CPU's will get more and more cores but it will take some time until they reach hundreds which are available on the GPU today.
Physics processors are kind of standard already because most new computers have a programmable GPU.
http://www.ddj.com/hpc-high-performa...ting/207200659
Both the CPU and GPU can be programmed in the same way using fine-grain parallelism. For the CPU the Intel TBB library can be used for example.
http://www.threadingbuildingblocks.org/
I know they've got DirectX, I was just kinda hoping that for once everyone could just get behind one standard (OpenCL) rather than throwing multiple competing solutions at the problem yet again. Probably a good thing in the long run, but still slightly vexing.
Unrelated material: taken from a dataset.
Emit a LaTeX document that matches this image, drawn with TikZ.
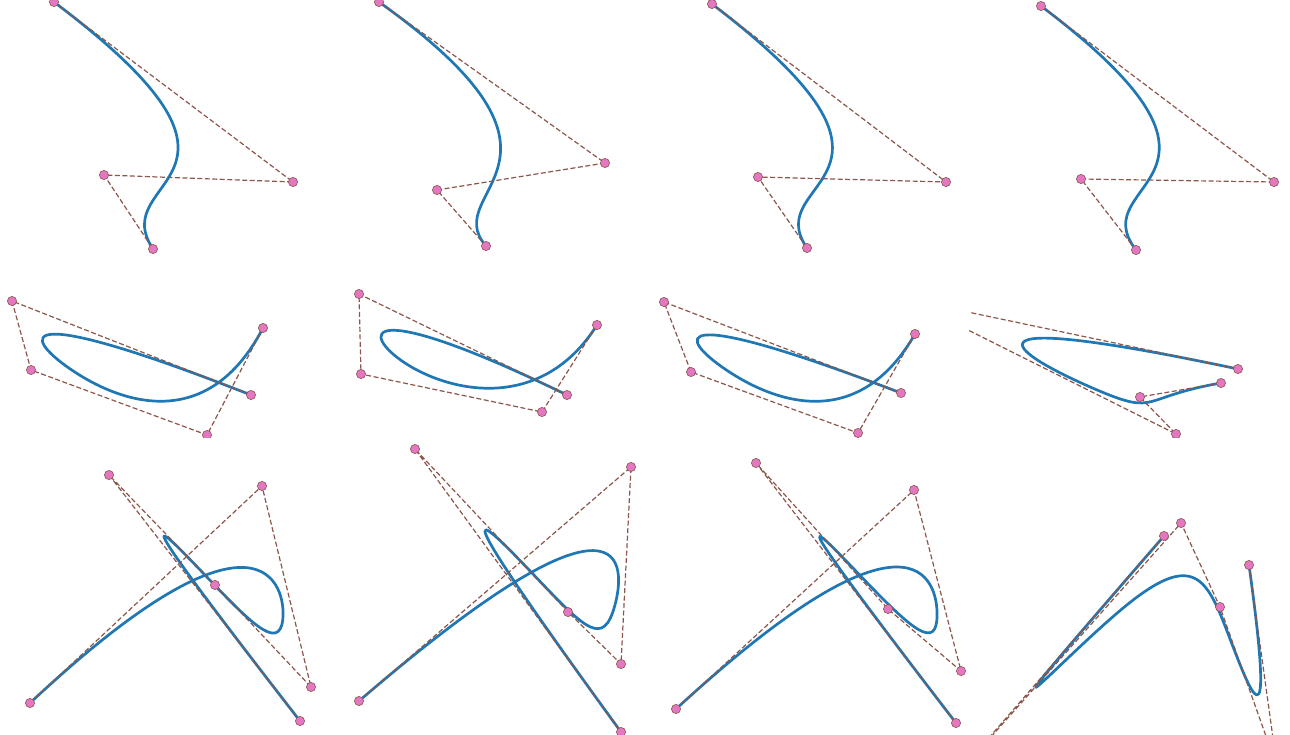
\documentclass[tikz,border=0pt]{standalone}
\usepackage{tikz}
\usetikzlibrary{calc}
\definecolor{myblue}{HTML}{1F77B4}
\definecolor{mybrown}{HTML}{8C564B}
\definecolor{mypink}{HTML}{E377C2}
\tikzset{
  curve/.style={myblue,line width=2.7pt,line join=round,line cap=round},
  ctrl/.style={mybrown,line width=1.2pt,dash pattern=on 5pt off 2.5pt},
  cpt/.style={fill=mypink,draw=mybrown,line width=0.6pt}
}
\begin{document}
\begin{tikzpicture}[x=1pt,y=-1pt]
  \useasboundingbox (0,0) rectangle (1290,735);
  \clip (0,0) rectangle (1290,735);

  % top row: four control points
  \coordinate (a0) at (54,2);    \coordinate (a1) at (293,182);
  \coordinate (a2) at (104,175); \coordinate (a3) at (153,249);
  \coordinate (b0) at (379,2);   \coordinate (b1) at (605,163);
  \coordinate (b2) at (437,190); \coordinate (b3) at (486,246);
  \coordinate (c0) at (712,4);   \coordinate (c1) at (946,182);
  \coordinate (c2) at (758,177); \coordinate (c3) at (807,248);
  \coordinate (d0) at (1041,6);  \coordinate (d1) at (1274,182);
  \coordinate (d2) at (1081,179);\coordinate (d3) at (1136,250);
  \foreach \q in {a,b,c,d}{
    \draw[curve] (\q0) .. controls (\q1) and (\q2) .. (\q3);
    \draw[ctrl] (\q0) -- (\q1) -- (\q2) -- (\q3);
    \filldraw[cpt] foreach \k in {0,1,2,3}{(\q\k) circle [radius=4.6]};
  }

  % middle row: five control points
  \coordinate (e0) at (263,328); \coordinate (e1) at (207,435);
  \coordinate (e2) at (31,370);  \coordinate (e3) at (12,301);
  \coordinate (e4) at (251,395);
  \coordinate (f0) at (597,325); \coordinate (f1) at (542,412);
  \coordinate (f2) at (361,374); \coordinate (f3) at (359,294);
  \coordinate (f4) at (567,395);
  \coordinate (g0) at (915,334); \coordinate (g1) at (858,433);
  \coordinate (g2) at (691,372); \coordinate (g3) at (664,302);
  \coordinate (g4) at (901,393);
  \coordinate (h0) at (1221,383); \coordinate (h1) at (1140,397);
  \coordinate (h2) at (1176,434); \coordinate (h3) at (906,299);
  \coordinate (h4) at (1238,369);
  \foreach \q/\xa/\xb in {e/0/330,f/330/650,g/650/969,h/969/1290}{
    \begin{scope}
      \clip (\xa,280) rectangle (\xb,437.5);
      \coordinate (\q12) at ($(\q1)!0.5!(\q2)$);
      \coordinate (\q23) at ($(\q2)!0.5!(\q3)$);
      \coordinate (\q m) at ($(\q12)!0.5!(\q23)$);
      \draw[curve] (\q0) .. controls (\q1) and (\q12) .. (\q m)
        .. controls (\q23) and (\q3) .. (\q4);
      \draw[ctrl] (\q0) -- (\q1) -- (\q2) -- (\q3) -- (\q4);
      \filldraw[cpt] foreach \k in {0,...,4}{(\q\k) circle [radius=4.6]};
    \end{scope}
  }

  % bottom row: six control points
  \coordinate (i0) at (30,703);  \coordinate (i1) at (262,486);
  \coordinate (i2) at (311,687); \coordinate (i3) at (215,585);
  \coordinate (i4) at (109,475); \coordinate (i5) at (300,721);
  \coordinate (j0) at (359,701); \coordinate (j1) at (631,467);
  \coordinate (j2) at (621,664); \coordinate (j3) at (568,612);
  \coordinate (j4) at (415,449); \coordinate (j5) at (621,732);
  \coordinate (k0) at (676,709); \coordinate (k1) at (914,490);
  \coordinate (k2) at (961,671); \coordinate (k3) at (888,609);
  \coordinate (k4) at (756,463); \coordinate (k5) at (956,723);
  \coordinate (l0) at (1164,536); \coordinate (l1) at (942,792);
  \coordinate (l2) at (1181,523); \coordinate (l3) at (1220,607);
  \coordinate (l4) at (1277,767); \coordinate (l5) at (1249,565);
  \foreach \q in {i,j,k,l}{
    \coordinate (\q12) at ($(\q1)!0.5!(\q2)$);
    \coordinate (\q23a) at ($(\q2)!0.3333!(\q3)$);
    \coordinate (\q23b) at ($(\q2)!0.6667!(\q3)$);
    \coordinate (\q34) at ($(\q3)!0.5!(\q4)$);
    \coordinate (\q s) at ($(\q12)!0.5!(\q23a)$);
    \coordinate (\q t) at ($(\q23b)!0.5!(\q34)$);
    \draw[curve] (\q0) .. controls (\q1) and (\q12) .. (\q s)
      .. controls (\q23a) and (\q23b) .. (\q t)
      .. controls (\q34) and (\q4) .. (\q5);
    \draw[ctrl] (\q0) -- (\q1) -- (\q2) -- (\q3) -- (\q4) -- (\q5);
    \filldraw[cpt] foreach \k in {0,...,5}{(\q\k) circle [radius=4.6]};
  }
\end{tikzpicture}
\end{document}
Anyway, the big bottleneck on GPUs for now is memory bandwidth, not core count. At least that was the case a year ago....I mean, everyone knows moving data between main memory and GPU memory is slow, but even on-card data transfers were a bottleneck in the last GPU program I worked on.
It's a complex world and big companies want to control it. There will never be just one standard. Although a relief for programmers I don't think one standard would be any good in the long run. Also standards need competition to stay fit. For example OpenGL really had become old and tired.
The memory bandwidth problem isn't that much of a problem in practice. You just make sure to pass as little a possible as seldom as possible. Most applications can be decomposed to achieve this.